For O’Halloran, competing in a Olympics is a lifelong dream come true. “I was 8 when the Sydney Olympics were run in 2000,” he tells Gym Climber. “We didn’t have a TV, so we went to a friend’s house to watch the opening ceremony. I didn’t know what the Olympics was. I just remember sitting on the floor watching it. There were all these people waving flags, wearing track suits, looking super happy. The moment my dad explained it to me, I was like, ‘Whoa. I want to be a part of this.’ I didn’t know any of the athletes, but just watching how [the Olympics] brought everyone together was incredible.”
O’Halloran, who hails from Blackheath, was a relatively strong athlete as a kid, playing a variety of sports including cricket and soccer, and was “good-ish, but never at an Olympic level,” he said. When he found climbing in 2004 at the age of 12, however, he realized that he could compete at a national, if not international level.

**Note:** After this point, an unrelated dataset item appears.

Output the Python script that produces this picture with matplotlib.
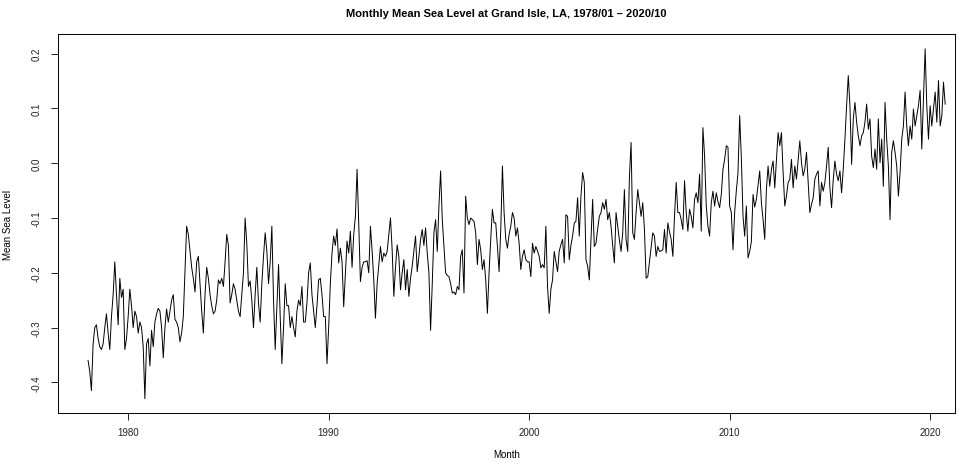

He went on to climb in IFSC Youth Worlds in 2007 and 2008, but shortly after graduating high school, he turned away from competitive climbing. “With it not being an Olympic sport, I was just like, ‘Aww, whatever. It is what it is. Maybe it’s cool that climbing doesn’t have to be a part of that scene.’”
Currently based in the Blue Mountains with his partner of 10 years, Amanda Watts, and their 7-year-old daughter, O’Halloran works as a rope-access technician, performing high-angle assignments on sites such as coal mines, wind farms, and iron-ore processing facilities. He is a strong climber on rock, with sport sends up to 9a (5.14d) and boulders at V13, and for the majority of the last decade he has focused completely on outdoor climbing.
After leaving the comp scene in 2010, he stayed away for seven years. Upon learning that climbing would become an Olympic sport, however, he jumped back in. “At first I was on the fence about it,” he says, “but I just couldn’t turn that opportunity down, and I didn’t want to half-ass it.” After a few national comps in 2017 and 2018, he returned to the IFSC stage in 2019, competing in World Cups in Briançon and Chamonix and the Hachioji World Championships, finishing 32nd in Lead at Hachioji.
O’Halloran says that while he was at first critical of the combined Olympic format, he’s changed his mind. “I think it’s a stroke of genius, actually. I didn’t want to do speed climbing initially. I thought, ‘Speed climbing doesn’t count.’ But I’ve come around. I’m in favor of it. I think it’s an awesome leveler.
“For me, the answer to the question, ‘Who is the best rock climber in the world?’ is the climber who can do the best across the most disciplines, not the one who is the most niche. This format gives you the ability to answer that question. It brings more people back into the mix.”